Debate continues over what to do about historical plaques and replicas of mountain howitzers the rebels buried near the plaza as they abandoned Albuquerque. Fine and dandy; let’s talk. Don’t forget, though, that there’s real history filled with real people here to be studied and respected, not erased in some sanitation campaign.
New Mexico? you wonder. Well, gather ’round, children. We were the western bastion of the Confederacy complete with battlefields, abuses of Union sympathizers and later disruptions by the Ku Klux Klan and “separate but equal” schools in Carlsbad and elsewhere. The Klan was so comfortable a neon cross lit up its meeting hall in Roswell in the 1920s, and the KKK is believed to be active here today along with other hate groups.
Even before the Civil War we sided with the South endorsing slavery although that is not as simple as it may seem. Yes, we did have slaves, Military officers stationed here had black servants, Hispanics and Native Americans held each other as working captives, and warfare between tribes predating the Spanish conquest produced slave labor as well.
Regardless, New Mexico politics is nothing if not twisted, and the territorial politicians so adept at manipulating Washington and currying favor there weren’t as concerned about slavery as they were about power and profit. In the 1850s Secretary of War Jefferson Davis, soon to be president of the Confederacy, presided over Army surveyors plotting four railroad routes to the Pacific, one through southern New Mexico. Our políticos wanted to make sure that was the one built. But after the South seceded and war began, Lincoln had the votes to pass the Pacific Railroad Act settling on a northern route for the first transcontinental railroad.
Meanwhile a rebel army from Texas marching through El Paso invaded New Mexico in the summer of 1861 heading for the mining riches of Colorado and the eventual taking of California. They captured the badly, perhaps treasonably, led Union garrison fleeing Fort Fillmore and established nearby Mesilla as the Confederate capital of Arizona. From there they marched up the Rio Grande chasing federals back into Fort Craig during the Battle of Valverde and occupying Albuquerque and Santa Fe. The rebels defeated New Mexico and Colorado troops at the Battle of Glorieta Pass but lost their wagon train and supplies in the process forcing a slow and painful retreat back to Texas.
In a recent letter to the editor of the Albuquerque Journal, the writer complained flying the Stars and Bars over Old Town wasn’t justified by the six-weeks the rebels occupied the town. Actually the Confederates and their many sympathizers ran wild in New Mexico for more like a year and would have dug in and stayed longer had not Colorado sent militia from the north while California sent a column from the west to chase the rebels out of what is now southern Arizona.
You can argue over whether the Stars and Bars or the Southern Cross is the flag of slavery, but at this point in history that doesn’t matter much.

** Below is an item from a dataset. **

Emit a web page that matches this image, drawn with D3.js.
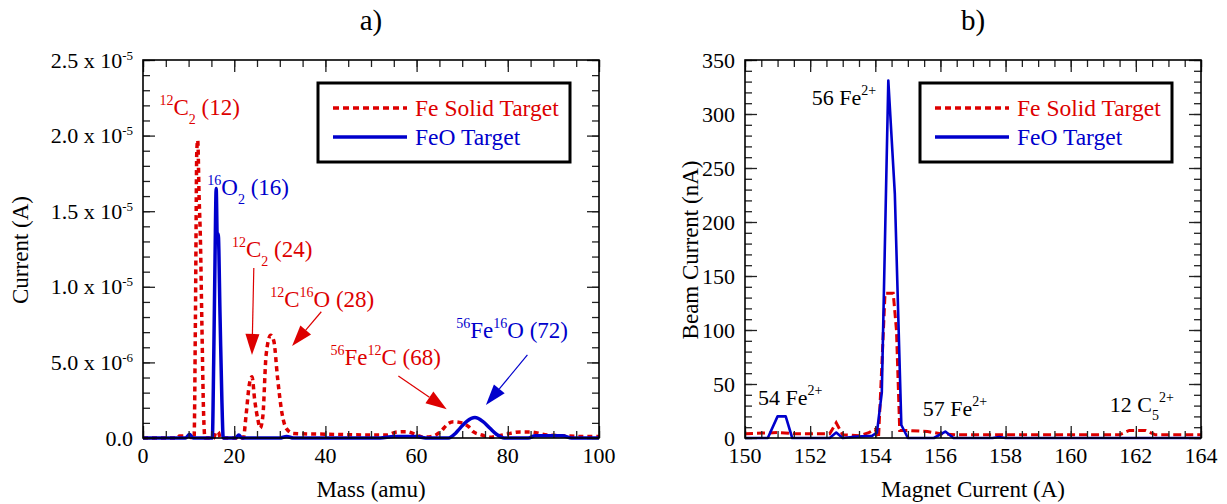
<!DOCTYPE html>
<html>
<head>
<meta charset="utf-8">
<script src="https://cdn.jsdelivr.net/npm/d3@7"></script>
<style>
  body { margin: 0; background: #fff; }
</style>
</head>
<body>
<svg id="chart" width="1227" height="504"></svg>
<script>
// a) mass spectrum
var massSolid = [0, 7.5, 8, 10, 10.8, 11.2, 11.5, 11.8, 12.0, 12.3, 12.6, 12.9, 13.3, 13.6, 15.5,
  16, 16.5, 17, 22, 22.6, 23.3, 23.9, 24.5, 25.2, 25.7, 26.3, 27.0, 28.0, 28.7, 29.5,
  30.5, 31.5, 33, 40, 50, 53.5, 55.7, 57.9, 60, 61.5, 63.7, 65.2, 67, 68.1, 69.9,
  71.4, 72.5, 74.3, 76, 78, 79.8, 82.7, 84.9, 88.6, 92, 96, 100];
var currentSolid = [0, 0, 1.3e-7, 1.3e-7, 0, 0, 8e-6, 1.9e-5, 1.97e-5, 1.6e-5, 1.3e-5, 7.8e-6, 1.5e-6, 0, 0,
  4e-7, 4e-7, 0, 0, 1.5e-6, 3.5e-6, 4.05e-6, 2.5e-6, 1.2e-6, 6.5e-7, 1.5e-6, 5.5e-6, 6.8e-6, 6.4e-6, 4.0e-6,
  1.6e-6, 6e-7, 3e-7, 2.5e-7, 2e-7, 2e-7, 4e-7, 4.2e-7, 2e-7, 5e-8, 1.3e-7, 4e-7, 9.7e-7, 1.08e-6, 1e-6,
  7.5e-7, 4e-7, 2e-7, 5e-8, 1.5e-7, 2.6e-7, 4e-7, 4e-7, 2e-7, 1.5e-7, 1e-7, 1e-7];
var massFeO = [0, 9.3, 10.2, 11, 15.2, 15.5, 15.8, 16.05, 16.3, 16.5, 16.9, 17.3, 17.6, 20.3, 21,
  21.7, 30, 31.5, 33, 52, 55, 60, 62, 67, 68.5, 69.5, 71, 72.8, 74.5, 76.1,
  77.5, 79.2, 84.5, 86, 92, 94, 100];
var currentFeO = [0, 0, 2.4e-7, 0, 0, 5e-6, 1.2e-5, 1.65e-5, 1.3e-5, 1.35e-5, 8e-6, 2.5e-6, 0, 0, 2e-7,
  0, 0, 1e-7, 0, 0, 1e-7, 1e-7, 0, 0, 3e-7, 6.4e-7, 1.1e-6, 1.35e-6, 1.1e-6, 6.4e-7,
  2.5e-7, 0, 0, 1.5e-7, 1.5e-7, 0, 0];

// b) magnet scan
var magnetSolid = [150, 151, 151.5, 152.6, 152.8, 153.0, 153.5, 153.8, 154.0, 154.1, 154.25, 154.3,
  154.55, 154.65, 154.75, 155, 155.6, 156, 156.5, 161.5, 161.8, 162.3, 162.6, 164];
var beamSolid = [4, 5, 4, 4, 14, 3, 2, 5, 8, 0, 100, 134, 134, 100, 7, 7, 6, 4, 3, 3, 7, 7, 3, 3];
var magnetFeO = [150, 150.7, 151.0, 151.25, 151.45, 152.6, 152.8, 153.0, 153.3, 153.9, 154.05, 154.2,
  154.4, 154.6, 154.8, 155.0, 155.8, 156.15, 156.4, 157.6, 157.8, 158, 164];
var beamFeO = [0, 0, 20, 20, 0, 0, 5, 0, 1, 2, 5, 42, 331, 226, 12, 0, 0, 6, 0, 0, 1, 0, 0];

// tick labels
var massTicks = [0, 20, 40, 60, 80, 100];
var currentTicks = [0, 5e-6, 1e-5, 1.5e-5, 2e-5, 2.5e-5];
var currentMantissa = ['0.0', '5.0', '1.0', '1.5', '2.0', '2.5'];
var currentExponent = ['', '-6', '-5', '-5', '-5', '-5'];
var magnetTicks = [150, 152, 154, 156, 158, 160, 162, 164];
var beamTicks = [0, 50, 100, 150, 200, 250, 300, 350];

var seriesNames = ['Fe Solid Target', 'FeO Target'];
var red = '#dd0000';
var blue = '#0000cc';
var serif = "'Liberation Serif', 'Times New Roman', serif";

var svg = d3.select('#chart');
var W = 456, H = 378;

function richText(sel, x, y, parts, size, color) {
  var t = sel.append('text')
    .attr('x', x).attr('y', y)
    .attr('fill', color)
    .style('font-size', size + 'px');
  var shift = 0;
  parts.forEach(function(p) {
    var target = p[1] === 'sup' ? -Math.round(size * 0.45) : p[1] === 'sub' ? Math.round(size * 0.38) : 0;
    t.append('tspan')
      .attr('dy', target - shift)
      .style('font-size', p[1] ? Math.round(size * 0.62) + 'px' : null)
      .text(p[0]);
    shift = target;
  });
  return t;
}

function arrow(g, x1, y1, x2, y2, color) {
  var dx = x2 - x1, dy = y2 - y1, len = Math.sqrt(dx * dx + dy * dy);
  var ux = dx / len, uy = dy / len, hl = 21, hw = 7;
  var bx = x2 - ux * hl, by = y2 - uy * hl;
  g.append('line')
    .attr('x1', x1).attr('y1', y1).attr('x2', bx).attr('y2', by)
    .attr('stroke', color).attr('stroke-width', 1.2);
  g.append('path')
    .attr('d', 'M' + x2 + ',' + y2 + 'L' + (bx - uy * hw) + ',' + (by + ux * hw) +
      'L' + (bx + uy * hw) + ',' + (by - ux * hw) + 'Z')
    .attr('fill', color);
}

function frame(g, x, y, xMajor, xMinor, yMajor, yMinor) {
  var sets = [
    [d3.axisBottom(x), 'translate(0,' + H + ')', xMajor, xMinor],
    [d3.axisTop(x), null, xMajor, xMinor],
    [d3.axisLeft(y), null, yMajor, yMinor],
    [d3.axisRight(y), 'translate(' + W + ',0)', yMajor, yMinor]
  ];
  sets.forEach(function(s) {
    [[s[3], -7], [s[2], -12]].forEach(function(k) {
      var ax = g.append('g').attr('transform', s[1])
        .call(s[0].tickValues(k[0]).tickSize(k[1]).tickFormat(''));
      ax.select('.domain').remove();
      ax.selectAll('line').attr('stroke', '#222').attr('stroke-width', 1.3);
    });
  });
  g.append('rect').attr('width', W).attr('height', H)
    .attr('fill', 'none').attr('stroke', '#000').attr('stroke-width', 1.6);
}

function legend(g) {
  var lg = g.append('g');
  lg.append('rect').attr('x', 175).attr('y', 23).attr('width', 252).attr('height', 79)
    .attr('fill', '#fff').attr('stroke', '#000').attr('stroke-width', 3);
  lg.append('line').attr('x1', 190).attr('x2', 264).attr('y1', 48).attr('y2', 48)
    .attr('stroke', red).attr('stroke-width', 3.5).attr('stroke-dasharray', '6,4');
  lg.append('line').attr('x1', 190).attr('x2', 264).attr('y1', 77).attr('y2', 77)
    .attr('stroke', blue).attr('stroke-width', 3.5);
  lg.append('text').attr('x', 272).attr('y', 56).attr('fill', red)
    .style('font-size', '23.5px').text(seriesNames[0]);
  lg.append('text').attr('x', 272).attr('y', 85).attr('fill', blue)
    .style('font-size', '23.5px').text(seriesNames[1]);
}

// ---------- panel a ----------
var ga = svg.append('g').attr('transform', 'translate(143,60)');
var xa = d3.scaleLinear().domain([0, 100]).range([0, W]);
var ya = d3.scaleLinear().domain([0, 2.5e-5]).range([H, 0]);

var lineA = d3.line().curve(d3.curveMonotoneX)
  .x(function(d) { return xa(d[0]); })
  .y(function(d) { return ya(d[1]); });

ga.append('path').datum(d3.zip(massSolid, currentSolid))
  .attr('d', lineA).attr('fill', 'none')
  .attr('stroke', red).attr('stroke-width', 3.5).attr('stroke-dasharray', '5,4');
ga.append('path').datum(d3.zip(massFeO, currentFeO))
  .attr('d', lineA).attr('fill', 'none')
  .attr('stroke', blue).attr('stroke-width', 3.5).attr('stroke-linejoin', 'round');

frame(ga, xa, ya, massTicks, d3.range(0, 101, 5), currentTicks, d3.range(0, 26).map(function(i) { return i * 1e-6; }));

massTicks.forEach(function(v) {
  ga.append('text').attr('x', xa(v)).attr('y', H + 25)
    .attr('text-anchor', 'middle').style('font-size', '22px').text(v);
});
currentTicks.forEach(function(v, i) {
  var t = ga.append('text').attr('x', -10).attr('y', ya(v) + 7.5)
    .attr('text-anchor', 'end').style('font-size', '22px');
  t.append('tspan').text(currentMantissa[i] + (currentExponent[i] ? ' x 10' : ''));
  if (currentExponent[i]) t.append('tspan').attr('dy', -8).style('font-size', '13px').text(currentExponent[i]);
});

legend(ga);

// annotations a
var annA = [
  { m: 3.6, v: 2.136e-5, c: red, parts: [['12', 'sup'], ['C', null], ['2', 'sub'], [' (12)', null]] },
  { m: 14.1, v: 1.607e-5, c: blue, parts: [['16', 'sup'], ['O', null], ['2', 'sub'], [' (16)', null]] },
  { m: 19.5, v: 1.2e-5, c: red, parts: [['12', 'sup'], ['C', null], ['2', 'sub'], [' (24)', null]] },
  { m: 27.9, v: 8.68e-6, c: red, parts: [['12', 'sup'], ['C', null], ['16', 'sup'], ['O (28)', null]] },
  { m: 41.1, v: 4.83e-6, c: red, parts: [['56', 'sup'], ['Fe', null], ['12', 'sup'], ['C (68)', null]] },
  { m: 68.7, v: 6.6e-6, c: blue, parts: [['56', 'sup'], ['Fe', null], ['16', 'sup'], ['O (72)', null]] }
];
annA.forEach(function(a) { richText(ga, xa(a.m), ya(a.v), a.parts, 23, a.c); });
var arrowsA = [
  [24.3, 1.124e-5, 23.9, 5.49e-6, red],
  [39.1, 8.35e-6, 32.7, 6.08e-6, red],
  [56.0, 4.1e-6, 66.6, 1.9e-6, red],
  [84.3, 5.49e-6, 75.2, 2.18e-6, blue]
];
arrowsA.forEach(function(a) { arrow(ga, xa(a[0]), ya(a[1]), xa(a[2]), ya(a[3]), a[4]); });

// ---------- panel b ----------
var gb = svg.append('g').attr('transform', 'translate(745,60)');
var xb = d3.scaleLinear().domain([150, 164]).range([0, W]);
var yb = d3.scaleLinear().domain([0, 350]).range([H, 0]);

var lineB = d3.line()
  .x(function(d) { return xb(d[0]); })
  .y(function(d) { return yb(d[1]); });

gb.append('path').datum(d3.zip(magnetSolid, beamSolid))
  .attr('d', lineB).attr('fill', 'none')
  .attr('stroke', red).attr('stroke-width', 3).attr('stroke-dasharray', '8,4');
gb.append('path').datum(d3.zip(magnetFeO, beamFeO))
  .attr('d', lineB).attr('fill', 'none')
  .attr('stroke', blue).attr('stroke-width', 2.6).attr('stroke-linejoin', 'round');

frame(gb, xb, yb, magnetTicks, d3.range(150, 164.01, 0.5), beamTicks, d3.range(0, 351, 10));

magnetTicks.forEach(function(v) {
  gb.append('text').attr('x', xb(v)).attr('y', H + 25)
    .attr('text-anchor', 'middle').style('font-size', '22px').text(v);
});
beamTicks.forEach(function(v) {
  gb.append('text').attr('x', -10).attr('y', yb(v) + 7.5)
    .attr('text-anchor', 'end').style('font-size', '22px').text(v);
});

legend(gb);

var annB = [
  { c: 152.05, v: 308, parts: [['56 Fe', null], ['2+', 'sup']] },
  { c: 150.4, v: 30.6, parts: [['54 Fe', null], ['2+', 'sup']] },
  { c: 155.46, v: 20.4, parts: [['57 Fe', null], ['2+', 'sup']] },
  { c: 161.2, v: 24.4, parts: [['12 C', null], ['5', 'sub'], ['2+', 'sup']] }
];
annB.forEach(function(a) { richText(gb, xb(a.c), yb(a.v), a.parts, 22, '#000'); });

// titles
svg.append('text').attr('x', 371).attr('y', 30).attr('text-anchor', 'middle')
  .style('font-size', '29px').text('a)');
svg.append('text').attr('x', 973).attr('y', 30).attr('text-anchor', 'middle')
  .style('font-size', '29px').text('b)');

svg.append('text').attr('x', 371).attr('y', 497).attr('text-anchor', 'middle')
  .style('font-size', '23px').text('Mass (amu)');
svg.append('text').attr('x', 973).attr('y', 497).attr('text-anchor', 'middle')
  .style('font-size', '23px').text('Magnet Current (A)');
svg.append('text').attr('transform', 'translate(28,250) rotate(-90)').attr('text-anchor', 'middle')
  .style('font-size', '23px').text('Current (A)');
svg.append('text').attr('transform', 'translate(698,250) rotate(-90)').attr('text-anchor', 'middle')
  .style('font-size', '23px').text('Beam Current (nA)');

svg.selectAll('text').style('font-family', serif);
</script>
</body>
</html>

It was Lee’s battle flag defenders of racial segregation adopted as their banner 100 years after the war forever confusing any residual honor from the Lost Cause with white supremacy. To claim it as strictly a symbol of your heritage is to walk a very thin line especially if your great-granddaddy didn’t fight under General Lee.

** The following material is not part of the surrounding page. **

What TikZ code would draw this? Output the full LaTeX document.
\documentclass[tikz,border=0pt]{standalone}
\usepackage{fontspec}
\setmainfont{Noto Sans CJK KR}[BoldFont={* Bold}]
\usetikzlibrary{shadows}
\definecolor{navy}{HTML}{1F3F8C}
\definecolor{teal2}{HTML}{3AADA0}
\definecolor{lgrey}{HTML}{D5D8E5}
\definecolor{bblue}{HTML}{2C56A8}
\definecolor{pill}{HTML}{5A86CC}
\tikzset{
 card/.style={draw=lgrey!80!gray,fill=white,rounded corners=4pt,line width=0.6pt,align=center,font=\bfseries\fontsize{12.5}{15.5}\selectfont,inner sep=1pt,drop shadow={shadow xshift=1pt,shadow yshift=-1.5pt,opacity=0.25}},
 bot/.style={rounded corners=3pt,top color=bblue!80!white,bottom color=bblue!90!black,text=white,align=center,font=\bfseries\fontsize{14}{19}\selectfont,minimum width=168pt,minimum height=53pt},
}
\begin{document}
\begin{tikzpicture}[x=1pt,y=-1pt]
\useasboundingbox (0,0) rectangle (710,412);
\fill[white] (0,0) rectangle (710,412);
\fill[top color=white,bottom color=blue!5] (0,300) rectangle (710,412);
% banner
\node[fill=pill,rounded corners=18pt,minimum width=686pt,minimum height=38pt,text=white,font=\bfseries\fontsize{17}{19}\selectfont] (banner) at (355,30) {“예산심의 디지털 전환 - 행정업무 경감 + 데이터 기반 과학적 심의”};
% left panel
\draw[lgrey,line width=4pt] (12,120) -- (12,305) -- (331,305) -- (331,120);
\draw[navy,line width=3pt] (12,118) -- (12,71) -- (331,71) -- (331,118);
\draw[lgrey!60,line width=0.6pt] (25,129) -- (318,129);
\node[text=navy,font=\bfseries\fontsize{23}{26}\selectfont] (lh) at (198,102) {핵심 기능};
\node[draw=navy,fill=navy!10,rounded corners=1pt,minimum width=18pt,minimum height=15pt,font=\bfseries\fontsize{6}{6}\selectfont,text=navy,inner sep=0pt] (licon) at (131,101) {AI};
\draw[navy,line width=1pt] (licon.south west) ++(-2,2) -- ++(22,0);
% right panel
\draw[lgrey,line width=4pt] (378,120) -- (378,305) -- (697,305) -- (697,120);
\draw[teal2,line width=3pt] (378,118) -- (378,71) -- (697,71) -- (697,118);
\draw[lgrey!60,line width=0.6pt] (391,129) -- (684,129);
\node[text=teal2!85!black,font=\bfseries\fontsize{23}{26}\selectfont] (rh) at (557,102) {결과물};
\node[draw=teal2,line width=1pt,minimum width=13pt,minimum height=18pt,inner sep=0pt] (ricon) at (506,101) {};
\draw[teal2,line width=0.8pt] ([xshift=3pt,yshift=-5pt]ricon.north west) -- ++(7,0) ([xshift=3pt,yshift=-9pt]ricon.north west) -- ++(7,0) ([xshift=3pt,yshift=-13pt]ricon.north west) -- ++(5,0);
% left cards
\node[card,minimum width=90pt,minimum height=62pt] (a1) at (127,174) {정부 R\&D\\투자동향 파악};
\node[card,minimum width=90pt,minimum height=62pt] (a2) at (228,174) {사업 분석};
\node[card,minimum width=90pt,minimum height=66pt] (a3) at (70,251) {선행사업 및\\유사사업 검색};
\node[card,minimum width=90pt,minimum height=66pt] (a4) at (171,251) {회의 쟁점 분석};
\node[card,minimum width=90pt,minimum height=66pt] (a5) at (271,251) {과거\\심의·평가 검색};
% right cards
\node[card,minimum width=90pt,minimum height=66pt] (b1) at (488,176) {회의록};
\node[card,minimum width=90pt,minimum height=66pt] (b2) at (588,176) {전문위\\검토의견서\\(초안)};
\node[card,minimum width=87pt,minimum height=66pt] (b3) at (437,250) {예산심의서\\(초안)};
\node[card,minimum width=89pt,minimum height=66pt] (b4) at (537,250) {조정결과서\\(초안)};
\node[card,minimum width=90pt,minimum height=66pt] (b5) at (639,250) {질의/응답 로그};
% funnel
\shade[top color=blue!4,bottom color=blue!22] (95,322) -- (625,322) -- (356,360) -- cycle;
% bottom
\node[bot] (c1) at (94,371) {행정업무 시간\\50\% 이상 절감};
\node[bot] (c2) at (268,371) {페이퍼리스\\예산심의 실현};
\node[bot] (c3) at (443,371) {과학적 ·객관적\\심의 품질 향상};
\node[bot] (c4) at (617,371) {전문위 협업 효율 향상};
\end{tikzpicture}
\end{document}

Which brings me around to the swastika, the emblem hijacked by Adoph Hitler as a symbol of Aryan pride and linked in perpetuity with the atrocities of his Nazi Germany and the industrial-scale murder of six million Jews. To display a swastika outside an honest historical context today only invites trouble.
When my family arrived in New Mexico fewer than 20 years after the end of World War II, we found prewar swastikas built into an Albuquerque federal building and other public and private structures but no longer the brand name for a coal company and its Swastika Route railroad. Surprisingly, to us, New Mexico State University, where Dad was a graduate student, still called its yearbook the Swastika as it had since 1907. Chosen by students in a naming contest, “swastika” was picked as a Native American symbol for fortune and good luck whose roots trace back millennia in multiple cultures and religions. (See: How the world loved the swastika – until Hitler stole it)

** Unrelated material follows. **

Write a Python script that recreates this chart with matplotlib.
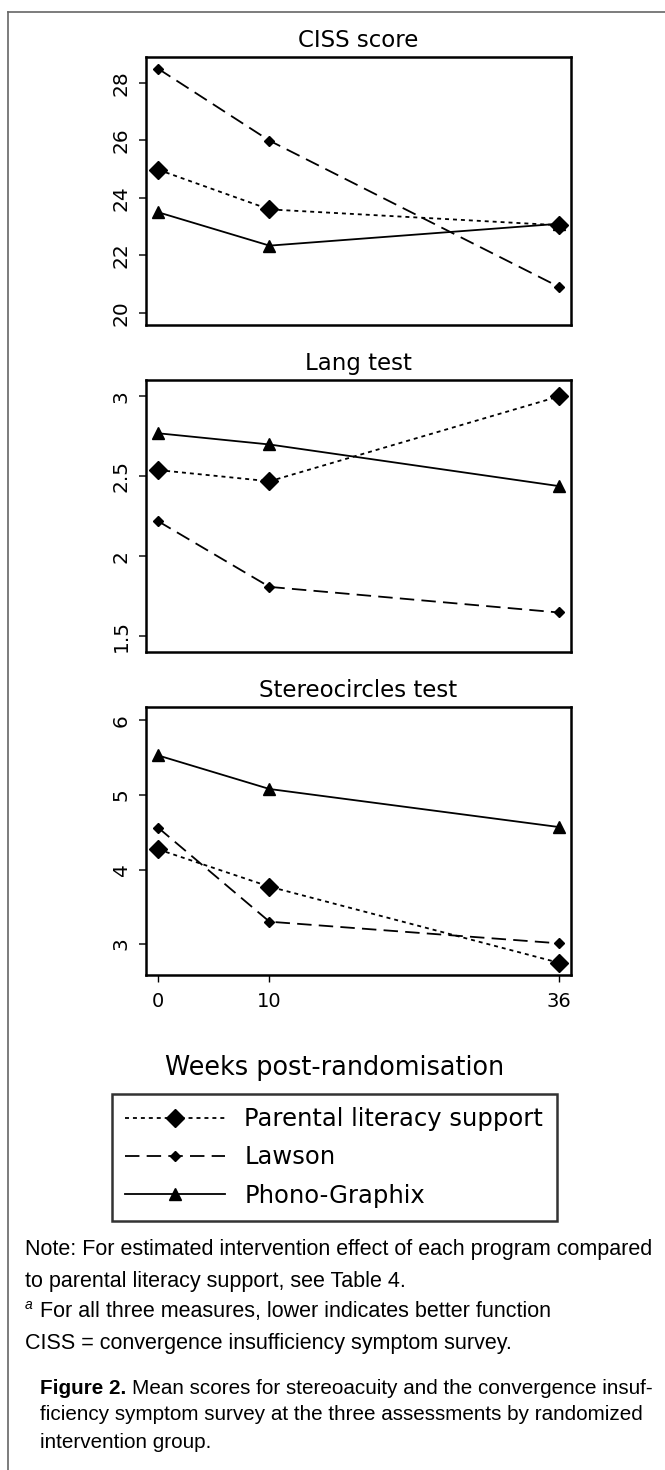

The name held during the war years at what was then A&M — the New Mexico College of Agriculture and Mechanical Arts — as about 2,000 Aggies took up arms with at least 125 dying during the war and many more scarred physically or emotionally. There was debate about the yearbook name, but it survived as something “quite native rather than something pro-Hitlerite,” Dr. Simon Kropp wrote in “That All May Learn,” his history of NMSU. The symbol returned to the cover in the second school year after the war ended, 1946-47, and the name lasted into the 1980s when complaints by a later generation led to its demise.
I favored keeping the name as a triumph of history over evil but understood its offensive side, especially if the Nazis gassed your relatives or your aunt displayed a number tattooed on her forearm, as did one of my childhood neighbors. So I’m OK with relegating the Swastika to bookshelves and the NMSU Archives while remembering its better times. Call it a show of respect by not waving a symbol of genocide in the face of people to whom it represents personal or cultural tragedy on a mass scale.
The same must be said of the Confederate battle flag. The story of Lee and his army is a significant piece of who we are as a country, and the debate over the battle flag should not shame the men enlisted to fight and die under its colors. Neither is the Confederacy in the same league as the Nazi horrors. Yet that flag suffers the same fate as the swastika, perverted by a powerful few in the name of racial superiority. Waving it wantonly simply delays the healing needed for our collective future.